Tucker Beach Wildlife Reserve

The landscape in Queenstown is special, and every year it draws millions of visitors who stare in awe at the towering mountains, braided rivers, deep blue lakes and unrivalled scenery.

For many years, hectares of land down on the Lower Shotover River was a dumping ground for cars, household furniture and rubbish, with over 60 of the 150 hectares of the Tucker Beach Wildlife Reserve completely degraded, overgrown with noxious weeds and considered an unsafe place. In 2017 a small number of passionate local residents formed the ‘Friends of Tucker Beach Wildlife Reserve’ with a goal to restore the biodiversity of the area, protect the already endangered species nesting in the areas, and bring back and support native vegetation & wildlife corridors in order to attract native birds, insects and lizards back into the area.

The Reserve is home to a number of rare birds including the endangered Black-fronted Tern, and the at risk Black-billed Gull and Banded Dotterel. The Banded Dotterel populations are now growing due to the work of this ecological restoration project.

In 2019, a large amount of broom and buddleia were removed from a section adjacent to the river, including areas alongside the Queenstown Trail.
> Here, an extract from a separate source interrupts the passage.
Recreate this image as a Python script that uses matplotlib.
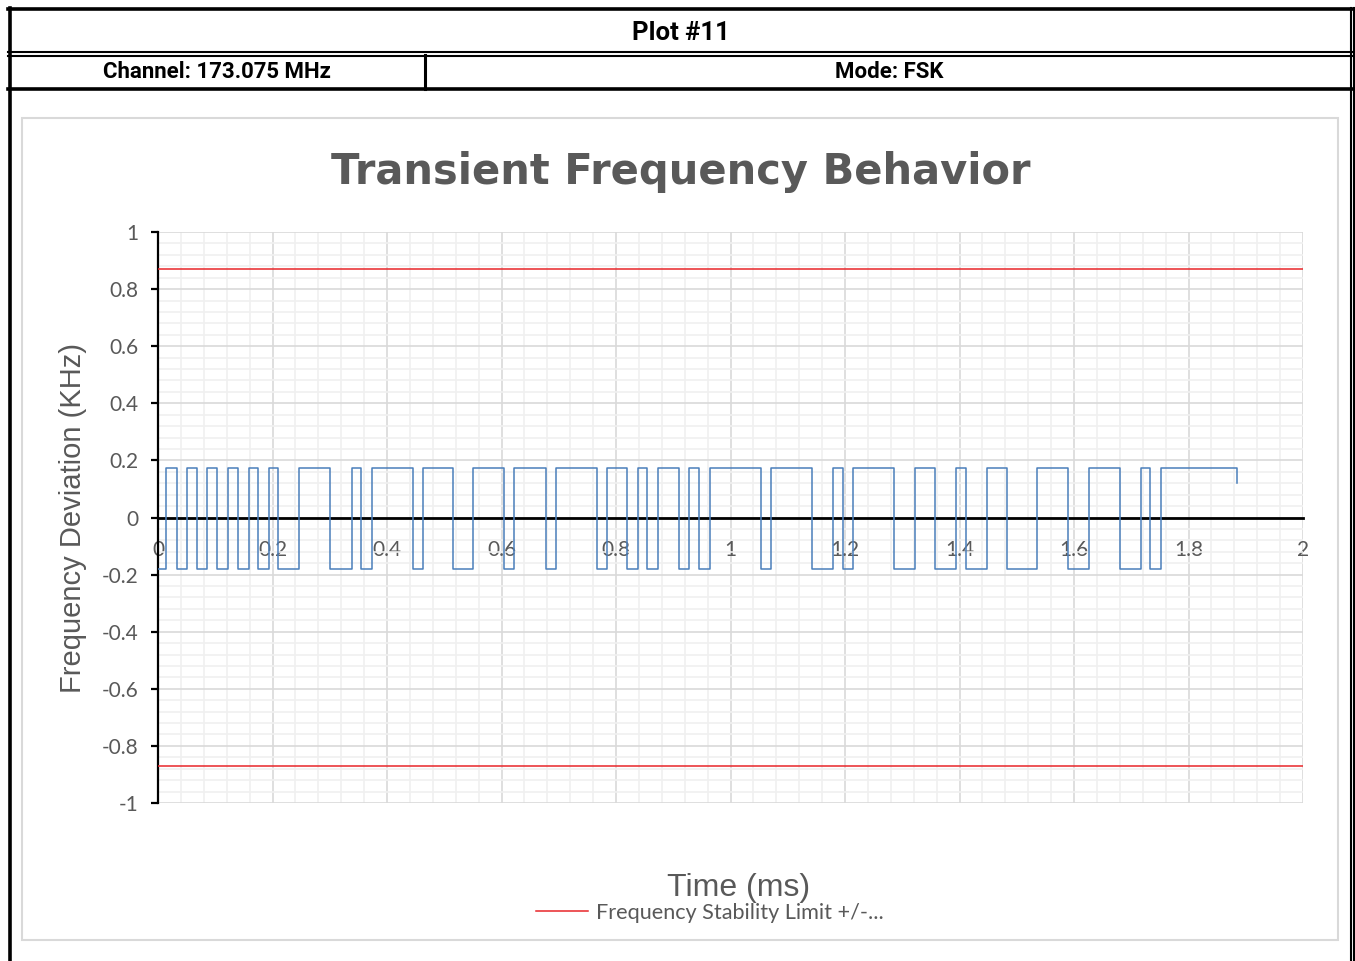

Community planting days have also meant that thousands of native plants have been replanted, all adding to the vital restoration of the area.

The Friends of Tucker Beach are working to clear 18 hectares of weeds and have set a goal of having 5 hectares of this replanted with natives. KJet is proud to have assisted the team with this goal when the head office staff helped out one morning planting some of the 9,000 plants the group aim to get in the ground this autumn, as well as learning about the ecology of the area at the same time.  

There has also been a huge effort trapping predators in the area that are dangerous to birdlife. A total of 87 traps are now set up to protect the area from mustelids, rats, hedgehogs and cats.

Skitterish birds will abandon their nests and eggs if they are disturbed or scared, so visitors are asked to stay on the track, keep away from the gravel areas and keep dogs on leads during the nesting season (September to January).

KJet is particularly interested in the restoration of the reserve as their Jet boat trips stop at Tucker Beach along the Lower Shotover River. The birds and wildlife are not disturbed by KJet's boatsas they have been going up and down the river for decades. Jet boat drivers also like to talk about the work that is going on in the area, and many customers are interested in learning more about the region.